2026.05.3118 views7 min read

Why a trusted seller list matters on a CNFans Spreadsheet

If you use a CNFans Spreadsheet regularly, you already know the feeling: one listing looks amazing, another seems cheaper, and a third has better photos but weird sizing notes. That’s where a trusted seller list changes everything. Instead of treating every purchase like a gamble, you start building a personal system. And honestly, that’s when CNFans shopping gets fun.

A spreadsheet is more than a big product dump. It’s a research tool. The real advantage comes from understanding the product details behind each listing, then connecting those details to sellers who consistently deliver. Once you do that, you stop chasing random links and start shopping with purpose.

Start with product details, not hype

Here’s the thing: a seller should earn your trust through details, not just a popular name or a flashy product photo. When I look through a CNFans Spreadsheet, I always start with the listing itself. Product details tell you whether the seller is careful, transparent, and worth tracking for future orders.

Key details to review on every listing

  • Material description: Good sellers usually describe fabric, finish, weight, or construction in a way that makes sense. Vague wording is a warning sign.
  • Size chart accuracy: Check whether measurements are specific and consistent. Chest, length, shoulder, waist, insole, or outsole numbers should be there when relevant.
  • Color naming: Reliable sellers often distinguish between shades instead of using generic labels for everything.
  • Batch or version notes: This is huge for shoes, jackets, and accessories. Sellers who explain updated batches usually care more about product consistency.
  • Factory or sourcing clues: Even small notes can help you connect quality patterns across multiple products.
  • Photo quality: Clear, repeatable product photos are more valuable than over-edited promo images.

One strong listing does not make a seller trusted. But several accurate, consistent listings? That’s the beginning of a very useful seller profile.

How to build a trusted seller list from scratch

If you’re starting fresh, don’t overcomplicate it. You do not need fifty names. You need a short, clean list that gets better over time.

Step 1: Track sellers by category

Don’t lump everyone together. A seller who is excellent for denim might be average for sneakers. Another may be fantastic for small leather goods but inconsistent with outerwear. Split your trusted seller list into categories such as:

  • Shoes
  • Streetwear
  • Jackets
  • Denim
  • Bags and wallets
  • Jewelry and accessories

This sounds simple, but it prevents a common mistake: assuming seller quality carries perfectly across every product type.

Step 2: Save evidence, not just names

When you add a seller to your list, include the reason. I’m a big fan of keeping notes like:

  • “Accurate size chart on two hoodie orders”
  • “QC photos matched seller photos closely”
  • “Strong stitching and hardware on wallet”
  • “Fast warehouse arrival, consistent packaging”
  • “Responded well to flaws and accepted exchange”

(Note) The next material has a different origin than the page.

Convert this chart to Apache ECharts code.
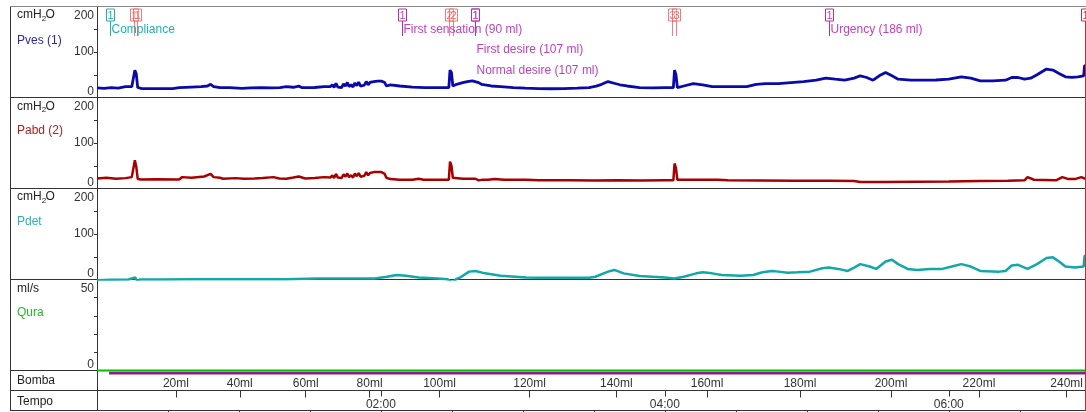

A seller name without context is almost useless after a few months. A seller name with a small trail of proof becomes a real asset.

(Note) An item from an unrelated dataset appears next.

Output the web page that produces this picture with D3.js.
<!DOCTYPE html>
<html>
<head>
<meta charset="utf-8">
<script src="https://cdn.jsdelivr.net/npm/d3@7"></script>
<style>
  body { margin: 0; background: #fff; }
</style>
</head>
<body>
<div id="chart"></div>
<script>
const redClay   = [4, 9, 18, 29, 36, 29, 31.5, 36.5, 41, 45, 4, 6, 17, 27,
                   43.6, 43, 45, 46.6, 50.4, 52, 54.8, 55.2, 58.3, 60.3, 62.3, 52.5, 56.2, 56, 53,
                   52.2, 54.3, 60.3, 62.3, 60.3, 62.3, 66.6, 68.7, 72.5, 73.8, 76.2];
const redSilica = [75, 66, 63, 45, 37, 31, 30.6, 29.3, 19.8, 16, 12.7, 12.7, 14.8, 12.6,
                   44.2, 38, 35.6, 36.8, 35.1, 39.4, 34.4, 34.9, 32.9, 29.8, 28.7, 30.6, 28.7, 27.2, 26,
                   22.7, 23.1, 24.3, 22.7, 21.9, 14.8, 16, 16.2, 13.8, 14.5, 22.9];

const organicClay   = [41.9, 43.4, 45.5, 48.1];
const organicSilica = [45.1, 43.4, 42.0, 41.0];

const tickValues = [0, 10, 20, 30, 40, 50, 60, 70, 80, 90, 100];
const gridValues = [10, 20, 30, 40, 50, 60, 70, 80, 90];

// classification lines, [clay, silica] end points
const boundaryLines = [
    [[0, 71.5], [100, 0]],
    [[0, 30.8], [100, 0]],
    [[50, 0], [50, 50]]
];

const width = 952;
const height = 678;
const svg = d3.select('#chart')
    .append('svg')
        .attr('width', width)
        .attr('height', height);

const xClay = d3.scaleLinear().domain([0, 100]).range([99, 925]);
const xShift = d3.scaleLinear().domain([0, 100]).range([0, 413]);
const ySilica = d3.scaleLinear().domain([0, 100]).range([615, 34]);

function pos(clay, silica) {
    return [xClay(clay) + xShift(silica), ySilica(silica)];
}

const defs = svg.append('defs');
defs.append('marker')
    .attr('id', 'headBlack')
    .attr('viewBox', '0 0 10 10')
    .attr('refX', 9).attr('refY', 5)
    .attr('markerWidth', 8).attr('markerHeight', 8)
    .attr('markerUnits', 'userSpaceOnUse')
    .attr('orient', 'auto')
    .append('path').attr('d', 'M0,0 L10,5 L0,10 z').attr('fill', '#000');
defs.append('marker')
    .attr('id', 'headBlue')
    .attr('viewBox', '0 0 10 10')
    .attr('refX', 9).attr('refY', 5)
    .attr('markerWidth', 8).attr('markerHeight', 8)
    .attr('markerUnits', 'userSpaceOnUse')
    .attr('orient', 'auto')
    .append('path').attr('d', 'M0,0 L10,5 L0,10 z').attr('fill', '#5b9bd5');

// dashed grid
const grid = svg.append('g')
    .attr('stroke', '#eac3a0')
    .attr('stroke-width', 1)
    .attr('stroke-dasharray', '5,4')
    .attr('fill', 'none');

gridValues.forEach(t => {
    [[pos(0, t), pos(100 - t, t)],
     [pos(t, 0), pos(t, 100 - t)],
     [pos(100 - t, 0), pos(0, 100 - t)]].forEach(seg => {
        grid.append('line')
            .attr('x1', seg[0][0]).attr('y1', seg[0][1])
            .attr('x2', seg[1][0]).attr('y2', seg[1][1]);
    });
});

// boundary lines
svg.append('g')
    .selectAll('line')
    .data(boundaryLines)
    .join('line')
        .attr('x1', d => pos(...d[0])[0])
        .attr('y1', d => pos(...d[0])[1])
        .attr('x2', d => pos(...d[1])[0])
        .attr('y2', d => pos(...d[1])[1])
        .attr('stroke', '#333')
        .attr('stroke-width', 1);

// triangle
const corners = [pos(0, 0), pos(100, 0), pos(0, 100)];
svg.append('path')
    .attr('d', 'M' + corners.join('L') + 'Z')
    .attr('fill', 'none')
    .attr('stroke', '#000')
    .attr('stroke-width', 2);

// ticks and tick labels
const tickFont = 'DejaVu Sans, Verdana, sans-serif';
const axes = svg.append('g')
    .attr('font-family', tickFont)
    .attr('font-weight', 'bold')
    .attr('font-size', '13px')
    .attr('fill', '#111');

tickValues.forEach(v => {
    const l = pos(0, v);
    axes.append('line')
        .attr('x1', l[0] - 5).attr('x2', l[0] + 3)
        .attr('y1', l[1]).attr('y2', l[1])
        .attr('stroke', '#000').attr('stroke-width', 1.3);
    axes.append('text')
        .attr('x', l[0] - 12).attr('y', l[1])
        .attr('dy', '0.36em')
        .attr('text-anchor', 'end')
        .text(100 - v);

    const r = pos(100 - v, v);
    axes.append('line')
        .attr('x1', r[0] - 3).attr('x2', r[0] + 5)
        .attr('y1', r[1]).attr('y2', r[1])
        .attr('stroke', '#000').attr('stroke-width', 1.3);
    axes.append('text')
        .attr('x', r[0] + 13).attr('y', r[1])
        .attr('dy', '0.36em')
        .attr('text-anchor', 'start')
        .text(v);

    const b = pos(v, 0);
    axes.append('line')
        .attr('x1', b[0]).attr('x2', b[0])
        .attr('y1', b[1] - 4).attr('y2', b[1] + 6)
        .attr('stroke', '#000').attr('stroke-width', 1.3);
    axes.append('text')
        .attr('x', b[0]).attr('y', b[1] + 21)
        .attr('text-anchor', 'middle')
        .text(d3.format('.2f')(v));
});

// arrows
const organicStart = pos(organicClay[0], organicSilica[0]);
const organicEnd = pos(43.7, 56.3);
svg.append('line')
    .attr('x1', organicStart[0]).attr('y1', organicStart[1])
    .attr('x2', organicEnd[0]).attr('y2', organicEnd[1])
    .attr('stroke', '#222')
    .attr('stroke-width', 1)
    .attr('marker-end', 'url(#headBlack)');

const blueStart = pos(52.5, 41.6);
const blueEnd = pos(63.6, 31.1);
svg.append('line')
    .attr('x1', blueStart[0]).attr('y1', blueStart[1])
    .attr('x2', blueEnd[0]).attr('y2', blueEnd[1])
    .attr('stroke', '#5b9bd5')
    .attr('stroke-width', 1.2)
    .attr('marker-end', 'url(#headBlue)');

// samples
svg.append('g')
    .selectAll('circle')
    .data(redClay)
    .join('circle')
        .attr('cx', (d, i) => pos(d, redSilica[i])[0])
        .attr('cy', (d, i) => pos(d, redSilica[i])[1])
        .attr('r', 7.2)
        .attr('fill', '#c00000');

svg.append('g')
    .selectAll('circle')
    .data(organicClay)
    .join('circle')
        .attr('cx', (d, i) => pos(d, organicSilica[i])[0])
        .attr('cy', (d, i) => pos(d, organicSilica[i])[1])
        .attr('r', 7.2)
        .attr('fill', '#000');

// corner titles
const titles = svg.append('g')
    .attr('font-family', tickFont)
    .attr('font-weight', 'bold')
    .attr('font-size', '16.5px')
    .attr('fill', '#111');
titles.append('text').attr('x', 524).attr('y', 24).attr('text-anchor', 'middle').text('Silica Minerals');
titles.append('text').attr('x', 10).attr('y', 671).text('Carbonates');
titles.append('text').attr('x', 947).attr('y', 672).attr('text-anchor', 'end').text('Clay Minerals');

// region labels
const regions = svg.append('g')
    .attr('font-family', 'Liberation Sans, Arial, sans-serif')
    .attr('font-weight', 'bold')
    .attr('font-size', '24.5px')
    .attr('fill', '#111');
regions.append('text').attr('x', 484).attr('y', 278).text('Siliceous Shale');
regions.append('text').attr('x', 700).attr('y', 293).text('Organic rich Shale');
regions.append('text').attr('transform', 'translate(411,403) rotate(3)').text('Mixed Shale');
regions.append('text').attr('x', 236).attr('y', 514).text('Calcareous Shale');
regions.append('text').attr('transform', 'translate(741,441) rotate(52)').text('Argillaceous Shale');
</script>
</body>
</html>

Step 3: Rate sellers by consistency

Consistency beats perfection. I would rather buy from a seller who reliably delivers solid 8.5 out of 10 items than one who alternates between incredible and terrible. Use a simple rating system in your spreadsheet notes:

  • A Tier: Repeatable quality, accurate details, low drama
  • B Tier: Usually good, but needs closer QC
  • C Tier: Mixed performance, only use for specific items
  • Watchlist: Too early to trust or recent issues reported

How product details reveal seller reliability

This is where smart shopping really starts. Product details are not just there to describe the item. They reveal how a seller operates.

Accurate measurements show discipline

A seller who posts usable measurements is making your job easier. That usually means fewer returns, fewer complaints, and less confusion. In CNFans Spreadsheet shopping, this matters a lot because sizing mistakes can ruin an otherwise great buy.

Look for measurement patterns across listings. If one shirt has a detailed size chart, that’s nice. If twenty shirts have clear, believable measurements, that’s a signal.

Clear flaw disclosure builds trust fast

I actually trust sellers more when they admit small flaws or differences. Maybe the wash is slightly darker than retail. Maybe the embroidery was updated in the newest batch. Sellers who mention those points are often safer than sellers who pretend everything is flawless.

That honesty helps you make smarter decisions, especially if you care about quality control and not just the lowest price.

Repeated photo style can be a good sign

Not glamorous, but useful: similar lighting, angles, backgrounds, and product presentation can indicate a seller runs a stable process. If every listing feels random and chaotic, be more cautious. Structure often reflects experience.

Red flags that should keep a seller off your trusted list

Enthusiasm is great, but discipline saves money. Some sellers do a great job looking convincing while leaving behind small warning signs.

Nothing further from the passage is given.